One way his team of advisers had come up with to try to curb Enda’s effusive tendencies was to try to keep him to a script. It worked, but only to a certain extent. If they truly wanted him to him under control then all they had to do was to turn on a camera on.
Nothing was more guaranteed to make him appear wooden and staid than a TV camera. Whereas many senior politicians only truly come to life when the lights switch on and the cameras start rolling, Enda was the opposite. He shifted down the gears. Gone was the bonhomie and the spontaneity and in its place a stiffness of both language and style.
It partly explains why he did not like formal TV debates. It was not his strong suit. But this was not just because of the cameras, it was more than that. Enda is not a details man. Nor is he adept at recalling long tracts of script or prepared lines.
This was clear in his head to head party leaders debate with Bertie Ahern in the May 2007 election. During the pre-debate spin Fine Gael had so reduced the expectations for their man that all he had to do was show up and not set the desk on fire for them to claim a draw.
On the night, many pundits were in awe of Enda as he seemed to hold his own for about the first twenty minutes of the encounter. I recall a senior party colleague calling me about fifteen minutes into the exchange concerned that Enda was doing so well, but their worry was short lived.
By the twenty-minute mark Enda was starting to flag, he was running out of rehearsed material. Meanwhile Bertie, who absorbs and retains facts and figures, was just getting into his stride and used the remaining sixty minutes to leave Enda behind.
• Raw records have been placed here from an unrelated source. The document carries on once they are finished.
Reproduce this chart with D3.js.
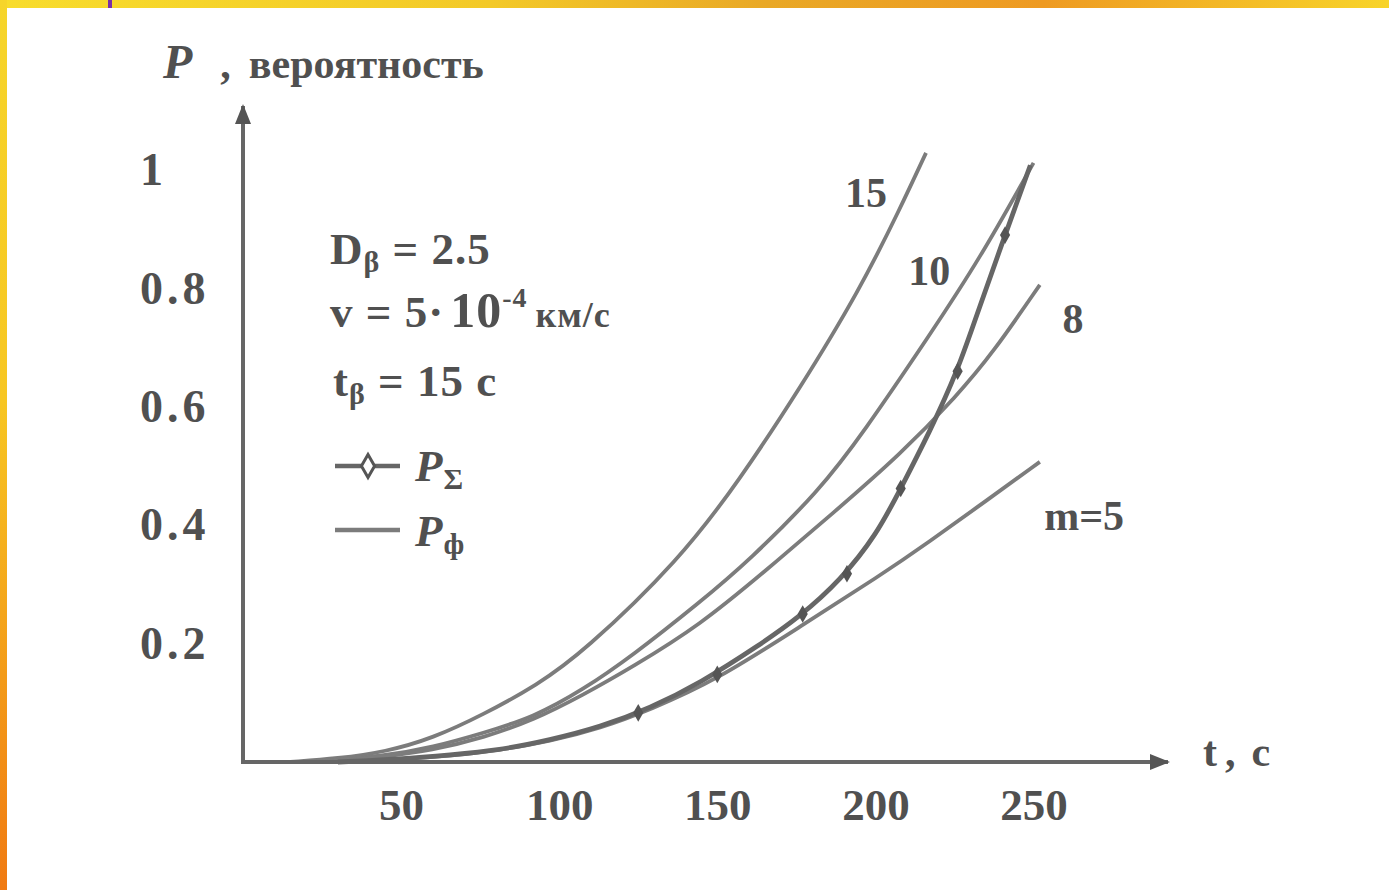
<!DOCTYPE html>
<html>
<head>
<meta charset="utf-8">
<script src="https://cdn.jsdelivr.net/npm/d3@7"></script>
<style>
  body { margin: 0; background: #fff; }
  svg text { font-family: "Liberation Serif", "DejaVu Serif", serif; font-weight: bold; fill: #505050; }
</style>
</head>
<body>
<svg id="chart" width="1389" height="890"></svg>
<script>
// ---- data (t in seconds, P probability) ----
const xTicks = [50, 100, 150, 200, 250]
const yTicks = [0.2, 0.4, 0.6, 0.8, 1]

const curve15 = [[15, 0], [30, 0.006], [45, 0.017], [60, 0.04], [76, 0.08], [93, 0.13], [107.5, 0.185],
  [138, 0.341], [157, 0.476], [176, 0.63], [195, 0.797], [208, 0.937], [216, 1.029]]
const curve10 = [[20, 0], [45, 0.01], [60, 0.025], [76, 0.049], [92, 0.076], [107.5, 0.122], [123, 0.179],
  [144.5, 0.27], [160, 0.34], [182.5, 0.46], [196, 0.555], [217, 0.72], [233, 0.85], [250, 1.012]]
const curve8 = [[25, 0], [43, 0.008], [60, 0.02], [76, 0.041], [92, 0.071], [107.5, 0.113], [123, 0.16],
  [144.5, 0.231], [165.7, 0.325], [186.5, 0.42], [208, 0.52], [226, 0.62], [237, 0.69], [252, 0.806]]
const curve5 = [[30, 0], [49.7, 0.005], [65.5, 0.01], [81, 0.02], [97, 0.035], [113, 0.057], [128.7, 0.088],
  [150, 0.139], [176, 0.228], [201.5, 0.315], [217, 0.372], [234.7, 0.44], [252, 0.507]]
const curveSigma = [[30, 0], [50, 0.005], [65.5, 0.012], [81, 0.02], [97, 0.037], [113, 0.059], [128.7, 0.091],
  [144.5, 0.133], [163.5, 0.198], [176, 0.245], [189, 0.307], [200.5, 0.385], [208, 0.462], [217, 0.556],
  [226, 0.66], [233, 0.77], [241, 0.89], [249, 1.008]]
const sigmaMarks = [[125, 0.083], [150, 0.148], [177, 0.25], [191, 0.318], [208, 0.462], [226, 0.66], [241, 0.89]]

const curveLabels = [
  { text: "15", t: 197, p: 0.963 },
  { text: "10", t: 217, p: 0.83 },
  { text: "8", t: 262.5, p: 0.75 },
  { text: "m=5", t: 266, p: 0.417 }
]

// ---- frame ----
var W = 1389, H = 890
var svg = d3.select("#chart")
var defs = svg.append("defs")

var gLeft = defs.append("linearGradient").attr("id", "leftGrad")
    .attr("x1", 0).attr("y1", 0).attr("x2", 0).attr("y2", 1)
gLeft.append("stop").attr("offset", "0%").attr("stop-color", "#f6d52a")
gLeft.append("stop").attr("offset", "45%").attr("stop-color", "#f7c622")
gLeft.append("stop").attr("offset", "100%").attr("stop-color", "#f07a12")

var gTop = defs.append("linearGradient").attr("id", "topGrad")
gTop.append("stop").attr("offset", "0%").attr("stop-color", "#f8dc2c")
gTop.append("stop").attr("offset", "35%").attr("stop-color", "#f3c928")
gTop.append("stop").attr("offset", "55%").attr("stop-color", "#e9a826")
gTop.append("stop").attr("offset", "75%").attr("stop-color", "#ee9a22")
gTop.append("stop").attr("offset", "100%").attr("stop-color", "#f8d42a")

svg.append("rect").attr("width", W).attr("height", H).attr("fill", "url(#leftGrad)")
svg.append("rect").attr("x", 7).attr("width", W - 7).attr("height", 8).attr("fill", "url(#topGrad)")
svg.append("rect").attr("x", 108).attr("width", 4).attr("height", 8).attr("fill", "#7a2fa8")
svg.append("rect").attr("x", 7).attr("y", 8).attr("width", W - 7).attr("height", H - 8).attr("fill", "#fff")

// ---- scales ----
var x = d3.scaleLinear().domain([0, 290]).range([243, 1160])
var y = d3.scaleLinear().domain([0, 1]).range([762, 170])

var line = d3.line()
    .x(function(d) { return x(d[0]) })
    .y(function(d) { return y(d[1]) })
    .curve(d3.curveBasis)

// arrow heads
defs.append("marker").attr("id", "arrow")
    .attr("viewBox", "0 0 10 10").attr("refX", 9).attr("refY", 5)
    .attr("markerWidth", 5).attr("markerHeight", 5).attr("orient", "auto")
  .append("path").attr("d", "M0,1 L10,5 L0,9 Z").attr("fill", "#555")

// ---- curves ----
var g = svg.append("g")
var solid = [curve15, curve10, curve8, curve5]
g.selectAll(".solid").data(solid).enter().append("path")
    .attr("class", "solid")
    .attr("d", line)
    .attr("fill", "none")
    .attr("stroke", "#7c7c7c")
    .attr("stroke-width", 3.8)

g.append("path").datum(curveSigma)
    .attr("d", line)
    .attr("fill", "none")
    .attr("stroke", "#666")
    .attr("stroke-width", 4.8)

g.selectAll(".mark").data(sigmaMarks).enter().append("path")
    .attr("class", "mark")
    .attr("transform", function(d) { return "translate(" + x(d[0]) + "," + y(d[1]) + ")" })
    .attr("d", d3.symbol().type(d3.symbolDiamond).size(90))
    .attr("fill", "#555")

// ---- axes ----
g.append("line")
    .attr("x1", x(0)).attr("x2", 1168).attr("y1", y(0)).attr("y2", y(0))
    .attr("stroke", "#666").attr("stroke-width", 4)
    .attr("marker-end", "url(#arrow)")
g.append("line")
    .attr("x1", x(0)).attr("x2", x(0)).attr("y1", y(0) + 2).attr("y2", 106)
    .attr("stroke", "#666").attr("stroke-width", 4)
    .attr("marker-end", "url(#arrow)")

var xAxis = g.append("g")
    .attr("transform", "translate(0," + y(0) + ")")
    .call(d3.axisBottom(x).tickValues(xTicks).tickSize(0).tickPadding(26))
xAxis.select(".domain").remove()
xAxis.selectAll("text").attr("font-size", 45).attr("fill", "#505050")
    .style("font-family", "Liberation Serif").style("font-weight", "bold")

var yAxis = g.append("g")
    .attr("transform", "translate(" + x(0) + ",0)")
    .call(d3.axisLeft(y).tickValues(yTicks).tickSize(0).tickFormat(function(d) { return d === 1 ? "1" : d.toFixed(1) }))
yAxis.select(".domain").remove()
yAxis.selectAll("text").attr("font-size", 46).attr("fill", "#505050")
    .attr("text-anchor", "start").attr("x", 140 - x(0))
    .style("letter-spacing", "4px")
    .style("font-family", "Liberation Serif").style("font-weight", "bold")

// axis titles
var yTitle = svg.append("text").attr("x", 163).attr("y", 78).attr("font-size", 42)
yTitle.append("tspan").attr("font-style", "italic").attr("font-size", 48).text("P")
yTitle.append("tspan").attr("dx", 28).text(",")
yTitle.append("tspan").attr("dx", 18).text("вероятность")

var xTitle = svg.append("text").attr("x", 1203).attr("y", 766).attr("font-size", 42)
xTitle.append("tspan").text("t")
xTitle.append("tspan").attr("dx", 8).text(",")
xTitle.append("tspan").attr("dx", 16).text("с")

// ---- curve labels ----
svg.selectAll(".clabel").data(curveLabels).enter().append("text")
    .attr("class", "clabel")
    .attr("x", function(d) { return x(d.t) })
    .attr("y", function(d) { return y(d.p) })
    .attr("text-anchor", "middle")
    .attr("dy", "0.35em")
    .attr("font-size", 42)
    .text(function(d) { return d.text })

// ---- legend / parameters ----
var lg = svg.append("g").attr("font-size", 45).style("letter-spacing", "1px")
var t1 = lg.append("text").attr("x", 330).attr("y", 264)
t1.append("tspan").text("D")
t1.append("tspan").attr("font-size", 30).attr("dy", 8).text("β")
t1.append("tspan").attr("dy", -8).text(" = 2.5")

var t2 = lg.append("text").attr("x", 330).attr("y", 327)
t2.append("tspan").text("v = 5·")
t2.append("tspan").attr("font-size", 50).attr("dx", 6).text("10")
t2.append("tspan").attr("font-size", 28).attr("dy", -20).text("-4")
t2.append("tspan").attr("font-size", 36).attr("dy", 20).attr("dx", 8).text("км/с")

var t3 = lg.append("text").attr("x", 333).attr("y", 396)
t3.append("tspan").text("t")
t3.append("tspan").attr("font-size", 30).attr("dy", 8).text("β")
t3.append("tspan").attr("dy", -8).text(" = 15 с")

lg.append("line").attr("x1", 335).attr("x2", 400).attr("y1", 466).attr("y2", 466)
    .attr("stroke", "#666").attr("stroke-width", 4.5)
lg.append("path").attr("transform", "translate(368,466)")
    .attr("d", d3.symbol().type(d3.symbolDiamond).size(150))
    .attr("fill", "#fff").attr("stroke", "#555").attr("stroke-width", 3)
var t4 = lg.append("text").attr("x", 415).attr("y", 481)
t4.append("tspan").attr("font-style", "italic").text("P")
t4.append("tspan").attr("font-size", 30).attr("dy", 8).text("Σ")

lg.append("line").attr("x1", 335).attr("x2", 400).attr("y1", 530).attr("y2", 530)
    .attr("stroke", "#7c7c7c").attr("stroke-width", 4.5)
var t5 = lg.append("text").attr("x", 415).attr("y", 546)
t5.append("tspan").attr("font-style", "italic").text("P")
t5.append("tspan").attr("font-size", 30).attr("dy", 8).text("ф")
</script>
</body>
</html>
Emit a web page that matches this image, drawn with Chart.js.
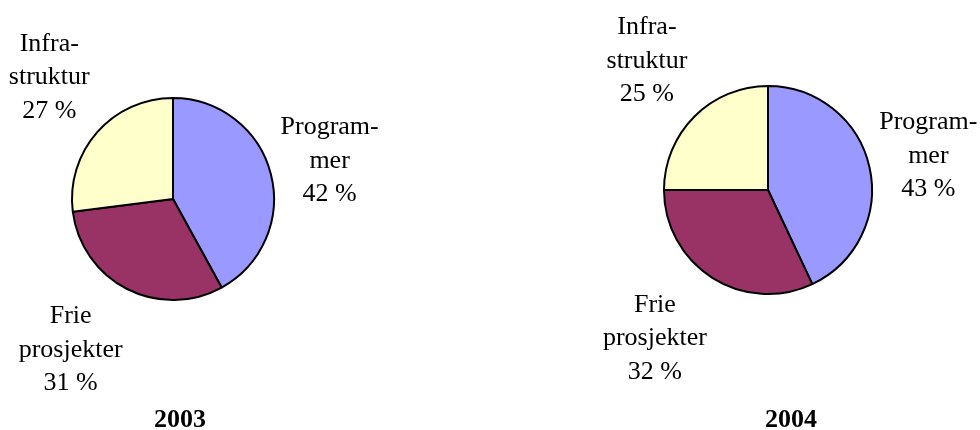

Another four years in opposition, including a failed heave against him, and a further six years as Taoiseach has improved Enda’s speech giving ability considerably. He delivered one of his best ever speeches in Canada last week. It was considered and reflective and included a section on the concept of “othering” that I mentioned here in a recent article saying:
“It is happening to the degree that the old battles of right and left might well be over, to be replaced by something that seeks, not to unite us, but to divide us, not only among ourselves, but from what they identify and objectify as the Other. They see the people not for who they are as individuals, but as what they are as an ethnic or faith or economic group.”
It was a well written speech, delivered extremely well. At several junctures, he seemed not to be reading it from a script, but rather delivering it extemporaneously. What just about stopped it from being a perfect speech, was the inclusion of the oft made, but inaccurate, claim that his government achieved the whole recovery by itself – conveniently omitting the reality that two thirds of the correctives had been made by the time he arrived in office, but old habits die hard, I suppose.
In a few week’s (or months) time I will miss having Enda to kick around. I may have a few others to miss too from around the Cabinet table. Instead I will have to focus on the possible successors: Simon, the Enda 2.0 or Leo, the anti-Enda.
Remarkably, both come to the threshold of high office with considerably more ministerial experience than Enda did when he won the leadership. But while both have many years more time spent around the Cabinet table, they come without Enda’s experience of political hard knocks. Their political paths have been charmed and uneventful, well they have certainly been devoid of any great track record or achievement.
Both will doubtless enjoy a political honeymoon and may even feel tempted to capitalise on it with a snap election – whether they will have that opportunity may well be determined by just how down and dirty the race to succeed Enda gets and how much damage will have to be repaired before facing out to meet the voters.